DATASET CONTENT »

☆ ☆ ☆ ☆ ☆ ☆ ☆

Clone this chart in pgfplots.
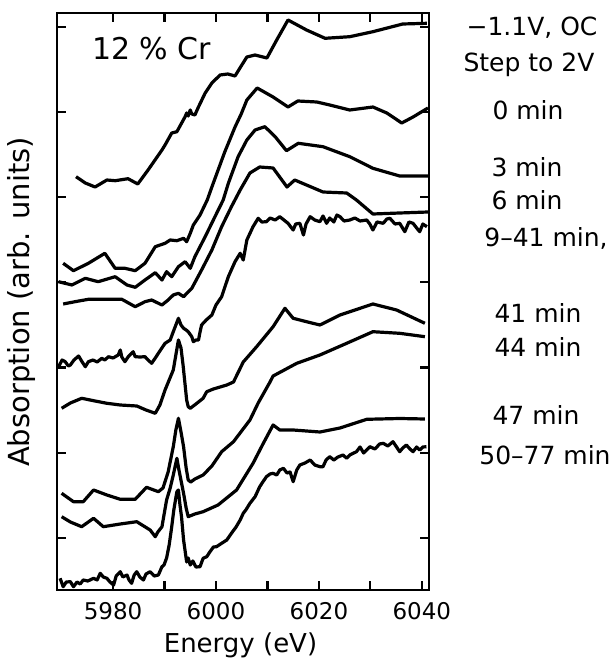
\documentclass[border=0pt]{standalone}
\usepackage{fontspec}
\setmainfont{DejaVu Sans}
\usepackage{pgfplots}
\pgfplotsset{compat=1.18}
\pgfplotscreateplotcyclelist{mono}{black,solid,line width=1.6pt,line join=round\\}
\begin{document}
\begin{tikzpicture}
\path[use as bounding box] (-28.5pt,-37.5pt) rectangle (279.5pt,295pt);
\begin{axis}[
  scale only axis, width=186pt, height=288.5pt,
  xmin=5969.1, xmax=6041.4, ymin=0, ymax=577,
  axis line style={line width=1.4pt},
  xtick={5980,5990,6000,6010,6020,6030,6040},
  xticklabels={5980,,6000,,6020,,6040},
  ytick={52,137.2,222.4,307.6,392.8,478,563.2},
  yticklabels={},
  xtick pos=both, ytick pos=both, tick align=inside,
  major tick length=4.5pt,
  every tick/.style={black, line width=1.1pt},
  /pgf/number format/assume math mode=true,
  xticklabel style={font=\fontsize{11.5}{13}\selectfont, anchor=base, yshift=-14.5pt},
  no markers,
  cycle list name=mono,
]
% -1.1V, OC
\addplot coordinates {(5972.8,413.3)(5974.6,407)(5976.5,403)(5978.8,410)(5980.4,409.3)(5982.9,411.3)(5984.8,406)(5986.8,420)(5989.5,440)(5990.1,445)(5991.4,457)(5992.4,458.3)(5994.0,473.3)(5994.3,477)(5994.6,474)(5995.0,480)(5995.3,476)(5995.9,475)(5996.5,482)(5997.9,497)(5999.2,507)(6000.8,515)(6002.3,516)(6003.7,514)(6004.9,524)(6006.0,533)(6007.6,535)(6009.9,532)(6011.8,550)(6014.0,570)(6017.6,560)(6021.2,551.7)(6026.0,553.3)(6030.5,558.3)(6036.3,566)(6041.0,566.7)};
% 0 min
\addplot coordinates {(5970.3,326.7)(5972.3,319.3)(5975.2,326.7)(5978.4,336.7)(5980.4,321.7)(5982.3,321.7)(5984.3,319.3)(5986.2,326.7)(5988.2,343.3)(5990.1,346.7)(5991.1,350)(5992.4,349.3)(5993.7,351.7)(5994.3,348.3)(5995.0,356.7)(5995.6,365)(5996.9,375)(5998.3,390)(5999.2,403)(6001.7,438)(6003.7,463)(6004.9,476)(6006.0,490)(6008.0,502)(6011.1,493)(6014.0,483)(6015.9,489)(6019.6,488)(6022.1,485)(6026.0,480)(6030.5,483)(6033.2,477)(6036.1,467)(6038.3,473)(6041.2,482)};
% 3 min
\addplot coordinates {(5969.4,308.3)(5972.0,305)(5974.6,311.7)(5977.1,308.3)(5980.4,313.3)(5982.7,305)(5984.3,302.7)(5986.2,310)(5988.2,317.3)(5989.5,310)(5990.4,318.3)(5991.4,313.3)(5992.7,323.3)(5994.0,328.3)(5995.0,321.7)(5995.9,333.3)(5997.9,353.3)(5999.8,373.3)(6001.4,390)(6002.4,406.7)(6004.3,433.3)(6006.0,450)(6007.6,460)(6009.5,463.3)(6011.5,453.3)(6013.7,439.3)(6016.0,446.7)(6020.8,443.3)(6026.0,433.3)(6030.5,421.7)(6035.7,414)(6041.2,414)};
% 6 min
\addplot coordinates {(5970.3,286)(5972.6,288.3)(5975.2,290.7)(5978.4,290.7)(5981.7,290.7)(5984.3,283.3)(5986.2,288.3)(5987.5,290)(5989.5,285)(5990.7,290)(5991.7,295)(5992.7,296.7)(5993.7,293.3)(5995.3,301.7)(5997.2,320)(5999.2,340)(6001.1,363.3)(6003.0,383.3)(6004.7,400)(6006.6,417)(6008.5,423)(6011.1,422)(6013.8,403)(6015.3,410)(6020.8,398)(6025.4,397)(6027.3,390)(6030.5,376)(6035.7,377)(6041.2,378)};
% 9-41 min
\addplot coordinates {(5969.4,223.3)(5970.1,230)(5970.7,228.3)(5971.3,224)(5971.7,225)(5972.4,230)(5973.3,234)(5974.0,228)(5974.6,223.3)(5975.2,228.3)(5976.1,230)(5976.9,228)(5977.8,231.7)(5978.4,230)(5979.1,233.3)(5980.0,232)(5981.0,235)(5981.4,240)(5981.7,233)(5982.3,228.3)(5982.9,233)(5983.9,238.3)(5984.3,233.3)(5985.2,233)(5986.2,233.3)(5986.8,230)(5987.5,226.7)(5988.2,232)(5988.8,236.7)(5990.1,246.7)(5991.1,250)(5991.7,258.3)(5992.2,265)(5992.7,271.7)(5993.2,265)(5993.7,261.7)(5994.2,260)(5994.6,258.3)(5995.3,253.3)(5995.6,248.3)(5996.1,250)(5996.6,250)(5996.9,258)(5997.2,265)(5998.1,270)(5999.2,275)(6000.0,285)(6001.1,293.3)(6002.4,313.3)(6003.7,328.3)(6004.7,336.7)(6005.3,330)(6006.0,350)(6007.2,363.3)(6008.2,371.7)(6008.9,368)(6009.8,368.3)(6010.5,372)(6011.5,370)(6012.4,373.3)(6013.2,370)(6014.0,366.7)(6015.0,360)(6015.5,366)(6016.3,366.7)(6017.0,355)(6017.5,366)(6018.3,373.3)(6019.2,370)(6020.2,368.3)(6020.8,374)(6021.5,366.7)(6022.1,372)(6022.9,368)(6023.5,375)(6024.1,373.3)(6024.9,369)(6026.0,370)(6027.0,372)(6028.0,369)(6029.3,370)(6029.9,366)(6030.5,360)(6031.3,368)(6032.5,366.7)(6033.2,371)(6033.8,371.7)(6034.8,366)(6035.7,366.7)(6036.7,358.3)(6037.5,368)(6038.3,366.7)(6039.0,362)(6039.6,358.3)(6040.2,366)(6041.0,363.3)};
% 41 min
\addplot coordinates {(5970.0,181.7)(5971.7,187)(5973.9,191.7)(5976.5,189)(5978.8,186.7)(5981.4,185)(5984.6,184)(5986.4,180)(5988.2,176.7)(5989.1,185)(5990.1,200)(5990.9,210)(5991.7,220)(5992.2,235)(5992.7,250)(5993.2,242)(5993.6,225)(5994.0,205)(5994.3,190)(5994.6,183.3)(5995.0,181.7)(5996.1,186)(5997.5,191.7)(5998.2,198.3)(5999.5,201)(6002.1,205)(6003.4,208)(6005.3,228)(6007.9,243.3)(6011.1,263.3)(6013.4,281.7)(6015.0,271.7)(6017.6,268.3)(6020.2,265)(6024.1,275)(6030.5,286)(6035.1,280)(6040.6,266.7)};
% 44 min
\addplot coordinates {(5970.0,96.7)(5972.3,88.3)(5974.2,88.3)(5976.2,100)(5978.8,95)(5981.4,90.7)(5984.3,90.7)(5986.5,102.7)(5988.8,98.3)(5989.7,102)(5990.7,118)(5991.7,143.3)(5992.2,160)(5992.7,171.7)(5993.2,158)(5993.7,143.3)(5994.2,122)(5994.6,110)(5995.1,108)(5995.9,111)(5997.5,115)(5999.2,124)(6001.1,138.3)(6003.4,148.3)(6006.6,170)(6008.2,187)(6010.5,208)(6011.1,214)(6015.7,226.7)(6020.2,235)(6025.4,246.7)(6030.5,258.3)(6035.7,256.7)(6040.6,253.3)};
% 47 min
\addplot coordinates {(5970.0,73.3)(5971.7,68)(5973.9,63.3)(5976.2,71.7)(5978.1,63.3)(5981.4,66)(5984.6,68.3)(5987.2,60)(5988.2,53.3)(5988.7,58)(5989.5,63.3)(5990.4,90)(5991.1,102)(5991.7,115)(5992.4,131.7)(5992.8,120)(5993.7,96.7)(5994.2,82)(5994.6,73.3)(5995.9,76)(5997.5,78.3)(6000.4,85)(6004.0,100)(6007.2,126.7)(6009.2,146.7)(6011.1,165)(6012.4,160)(6015.0,160)(6020.2,158)(6024.1,162)(6029.3,170.7)(6035.7,171.5)(6040.6,171)};
% 50-77 min
\addplot coordinates {(5969.7,11.7)(5970.3,3.3)(5970.9,8)(5971.7,8.3)(5972.3,3.3)(5973.0,8)(5973.6,6)(5974.2,10)(5975.1,9)(5976.2,11.7)(5976.9,10)(5977.5,16.7)(5978.1,13)(5978.8,11.7)(5979.4,8)(5980.1,5)(5980.6,14)(5981.4,18.3)(5981.9,13)(5982.7,15)(5983.1,10)(5983.6,6.7)(5984.1,15)(5984.6,18.3)(5985.2,13)(5985.9,10)(5986.4,16)(5987.2,18.3)(5988.0,14)(5988.8,15)(5989.5,23.3)(5989.9,25)(5990.4,32)(5990.9,45)(5991.4,63.3)(5991.8,80)(5992.4,98.3)(5992.7,100)(5993.0,85)(5993.3,73.3)(5993.7,50)(5994.3,28)(5994.6,32)(5995.0,25)(5995.5,29)(5996.1,23)(5996.9,23.3)(5997.5,31.7)(5998.2,33.3)(5998.8,38)(5999.5,43)(6000.1,43.3)(6001.1,46.7)(6002.1,50)(6003.0,56.7)(6003.9,63)(6004.7,70)(6005.3,76.7)(6005.8,80)(6006.6,86.7)(6007.6,93.3)(6008.5,103.3)(6009.1,108)(6009.8,113.3)(6010.5,116)(6011.1,116.7)(6011.8,115)(6012.4,120)(6013.1,121.7)(6013.8,117)(6014.4,118)(6015.0,108.3)(6015.7,120)(6016.3,125)(6017.3,127)(6018.3,130)(6019.2,125)(6020.2,123.3)(6020.8,123.3)(6021.4,130)(6022.1,133.3)(6022.9,130)(6023.7,133)(6024.7,135)(6025.4,131.7)(6026.0,135)(6027.3,138.3)(6028.0,143)(6028.7,137)(6029.9,143.3)(6030.9,141)(6031.8,146)(6032.5,146.7)(6033.4,144)(6034.4,148.3)(6035.1,143)(6035.7,138.3)(6036.3,142)(6037.0,145)(6037.7,141)(6038.3,138.3)(6039.0,143)(6039.6,140)(6040.2,143)(6040.9,143.3)};
\end{axis}
\node[font=\fontsize{15}{18}\selectfont] at (47.4pt,270.5pt) {12 \% Cr};
\node[anchor=base, font=\fontsize{13}{15}\selectfont] at (91.75pt,-31pt) {Energy (eV)};
\node[rotate=90, font=\fontsize{14.5}{16}\selectfont] at (-17.5pt,144pt) {Absorption (arb. units)};
\begin{scope}[every node/.style={font=\fontsize{12.5}{15}\selectfont}]
\node at (237.5pt,281pt) {−1.1V, OC};
\node at (236pt,262.5pt) {Step to 2V};
\node at (235.5pt,240pt) {0 min};
\node at (235pt,211.5pt) {3 min};
\node at (235pt,195pt) {6 min};
\node at (244.5pt,176pt) {9--41 min,};
\node at (240.5pt,138.5pt) {41 min};
\node at (240.5pt,121.5pt) {44 min};
\node at (239.5pt,87.5pt) {47 min};
\node at (244pt,67.5pt) {50--77 min};
\end{scope}
\end{tikzpicture}
\end{document}
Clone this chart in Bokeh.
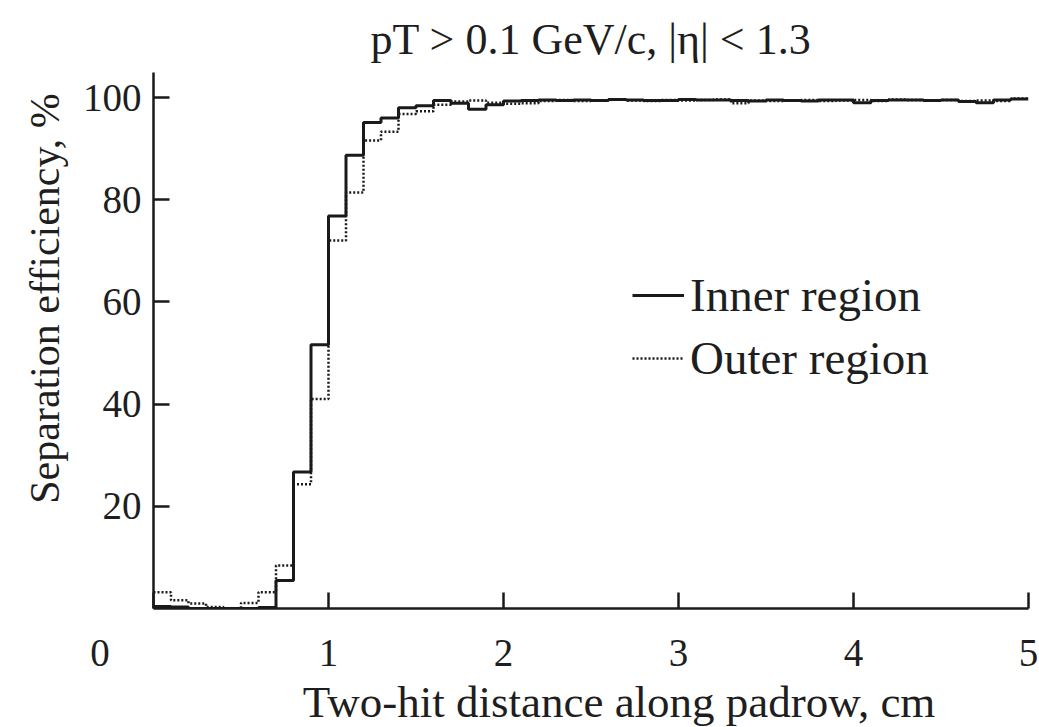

☆ ☆ ☆ ☆ ☆ ☆ ☆

SET TASK » Find each line holding the string "chart" and copy it out.

COMPLETED EXERCISE »
Clone this chart in pgfplots.
Clone this chart in Bokeh.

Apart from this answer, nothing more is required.